There are also seemingly random vertical offsets (to avoid protruding gallows or for no obvious reason) and some less random, semi-systematic: after o, around gallows, before r, after l. I didn't record all these systematic cases because there are too many and the script is too wobbly to be able to discriminate between normal and excessive vertical offsets.

Then we have two-legged gallows that sometimes make a bridge between two parts of a word at different heights (I bet that they were inserted after the two parts were written). These cases of gallows with two legs at a different level can not be described with "/" and "\": I don't have a solution for recording them.
(17-03-2023, 10:39 AM)nablator Wrote: You are not allowed to view links. Register or Login to view.
(17-03-2023, 12:19 AM)ReneZ Wrote: You are not allowed to view links. Register or Login to view.In fact, </> and <\> are intuitive and I could easily imagine having them replace the existing <~>, which only appears like 6 times in the ZL file, i.e. make them 'official' part of IVTFF.
In that case, they should not imply a drawing intrusion, and perhaps not even a space. Let me know what was your plan with this.

Well, it's a mess. Initially I started adding them because they seem to be used, sometimes, as word separators. Or we have a small horizontal space and a small vertical space: together, they make a normal space.

There are also seemingly random vertical offsets (to avoid protruding gallows or for no obvious reason) and some less random, semi-systematic: after o, around gallows, before r, after l. 

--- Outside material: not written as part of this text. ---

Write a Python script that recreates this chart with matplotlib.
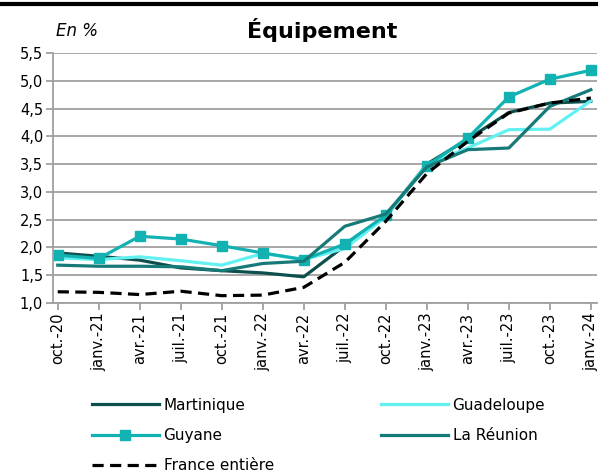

I can only confirm all this. I am finalising a combination of the ZL and GC transliteration by looking at the main differences. This made me look at some of the scans in detail and there is very clear evidence that at least some of the pages were not written line by line, from top left to bottom right.
It's a mess indeed.

For the moment I won't do anything on the IVTFF front. Version 2.0 stays at the draft level.